— Begin DATASET EXTRACT —

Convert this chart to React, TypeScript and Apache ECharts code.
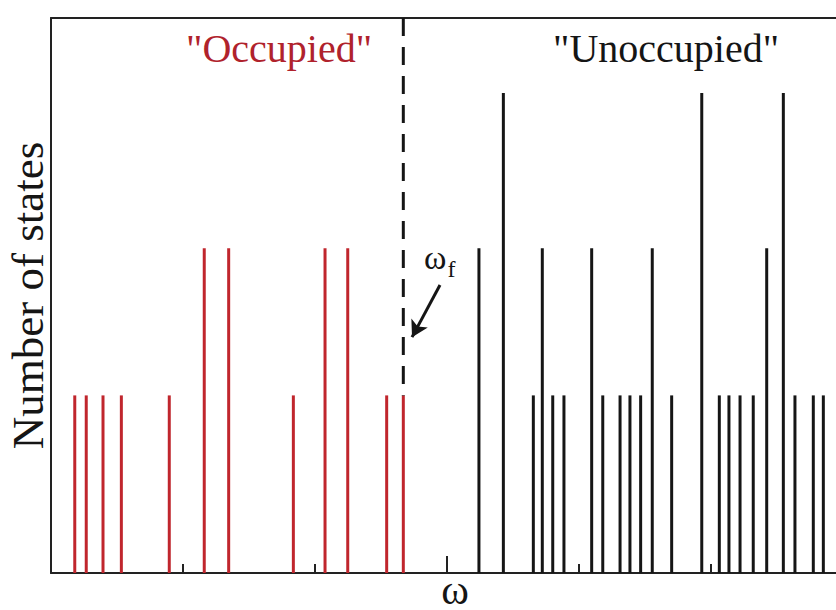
import React, { useEffect, useRef } from "react";
import * as echarts from "echarts";

// Energy levels (in units of the minor tick spacing) and their degeneracy heights
const occupiedLevels = [0.18, 0.267, 0.394, 0.533, 0.896, 1.161, 1.346, 1.836, 2.076, 2.248, 2.543, 2.669];
const occupiedCounts = [32, 32, 32, 32, 32, 58.5, 58.5, 32, 58.5, 58.5, 32, 32];

const unoccupiedLevels = [
  3.242, 3.427, 3.654, 3.722, 3.801, 3.886, 4.096, 4.18, 4.311, 4.386, 4.467, 4.555,
  4.702, 4.93, 5.063, 5.136, 5.22, 5.32, 5.422, 5.548, 5.636, 5.775, 5.851,
];
const unoccupiedCounts = [
  58.5, 86.5, 32, 58.5, 32, 32, 58.5, 32, 32, 32, 32, 58.5,
  32, 86.5, 32, 32, 32, 32, 58.5, 86.5, 32, 32, 32,
];

// Fermi level marker and its annotation arrow
const fermiLevel = 2.669;
const fermiLineRange = [100, 32];
const arrowStart = [2.947, 51.9];
const arrowEnd = [2.735, 42.5];

const SERIF = "Liberation Serif, Times New Roman, Tinos, serif";
const RED = "#c0262d";
const INK = "#151515";

function stickSeries(name: string, xs: number[], ys: number[], color: string) {
  return {
    name,
    type: "custom",
    clip: false,
    encode: { x: 0, y: 1 },
    data: xs.map((x, i) => [x, ys[i]]),
    renderItem: (_params: any, api: any) => {
      const base = api.coord([api.value(0), 0]);
      const top = api.coord([api.value(0), api.value(1)]);
      return {
        type: "line",
        shape: { x1: base[0], y1: base[1], x2: top[0], y2: top[1] },
        style: { stroke: color, lineWidth: 3, lineCap: "butt" },
      };
    },
  };
}

export default function App() {
  const ref = useRef<HTMLDivElement>(null);

  useEffect(() => {
    if (!ref.current) return;
    const chart = echarts.init(ref.current, undefined, { renderer: "svg" });
    chart.setOption({
      animation: false,
      backgroundColor: "#ffffff",
      textStyle: { fontFamily: SERIF },
      grid: {
        left: 51,
        top: 18,
        width: 792,
        height: 555,
        outerBoundsMode: "none",
        containLabel: false,
        show: false,
      },
      xAxis: [
        {
          type: "value",
          min: 0,
          max: 6,
          interval: 3,
          name: "ω",
          nameLocation: "middle",
          nameGap: 2,
          nameTextStyle: {
            fontFamily: SERIF,
            fontSize: 42,
            lineHeight: 30,
            color: INK,
            padding: [0, 0, 0, 16],
          },
          axisLine: { show: true, onZero: false, lineStyle: { color: "#222", width: 2 } },
          axisTick: { show: true, inside: true, length: 17, lineStyle: { color: "#222", width: 2 } },
          minorTick: { show: true, splitNumber: 3, length: 9, lineStyle: { color: "#222", width: 2 } },
          axisLabel: { show: false },
          splitLine: { show: false },
          minorSplitLine: { show: false },
        },
        {
          // plain frame line along the top edge
          type: "value",
          position: "top",
          min: 0,
          max: 6,
          axisLine: { show: true, onZero: false, lineStyle: { color: "#222", width: 2 } },
          axisTick: { show: false },
          axisLabel: { show: false },
          splitLine: { show: false },
        },
      ],
      yAxis: {
        type: "value",
        min: 0,
        max: 100,
        name: "Number of states",
        nameLocation: "middle",
        nameGap: 1,
        nameTextStyle: { fontFamily: SERIF, fontSize: 45, color: INK },
        axisLine: { show: true, lineStyle: { color: "#222", width: 2 } },
        axisTick: { show: false },
        axisLabel: { show: false },
        splitLine: { show: false },
      },
      series: [
        {
          name: "Fermi level",
          type: "line",
          data: [
            [fermiLevel, fermiLineRange[0]],
            [fermiLevel, fermiLineRange[1]],
          ],
          showSymbol: false,
          symbol: "none",
          lineStyle: { color: INK, width: 3, type: [18, 11] },
          markLine: {
            silent: true,
            symbol: ["none", "arrow"],
            symbolSize: [14, 16],
            label: { show: false },
            lineStyle: { color: INK, width: 3, type: "solid" },
            data: [[{ coord: arrowStart }, { coord: arrowEnd }]],
          },
        },
        stickSeries("Occupied", occupiedLevels, occupiedCounts, RED),
        stickSeries("Unoccupied", unoccupiedLevels, unoccupiedCounts, INK),
      ],
      graphic: [
        {
          type: "text",
          x: 279,
          y: 28,
          style: {
            text: '"Occupied"',
            fill: "#b0222c",
            fontFamily: SERIF,
            fontSize: 40,
            textAlign: "center",
            textVerticalAlign: "top",
          },
        },
        {
          type: "text",
          x: 666,
          y: 28,
          style: {
            text: '"Unoccupied"',
            fill: INK,
            fontFamily: SERIF,
            fontSize: 40,
            textAlign: "center",
            textVerticalAlign: "top",
          },
        },
        {
          type: "text",
          x: 424,
          y: 233,
          style: {
            text: "{w|ω}{f|f}",
            textVerticalAlign: "top",
            rich: {
              w: { fontFamily: SERIF, fontSize: 34, fill: INK, color: INK },
              f: { fontFamily: SERIF, fontSize: 24, fill: INK, color: INK, padding: [24, 0, 0, 1] },
            },
          },
        },
      ],
    });
    return () => chart.dispose();
  }, []);

  return (
    <div style={{ position: "absolute", left: 0, top: 0, width: 836, height: 610, overflow: "hidden", background: "#fff" }}>
      <div ref={ref} style={{ width: 836, height: 610 }} />
    </div>
  );
}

— End DATASET EXTRACT —

DESCRIPTION OF THE TASK: From the top of the listing above, repeat each line exactly until you reach the line containing "import * as", and repeat that one too. Leave the pictures out.

CORRECT ANSWER:
Convert this chart to React, TypeScript and Apache ECharts code.
import React, { useEffect, useRef } from "react";
import * as echarts from "echarts";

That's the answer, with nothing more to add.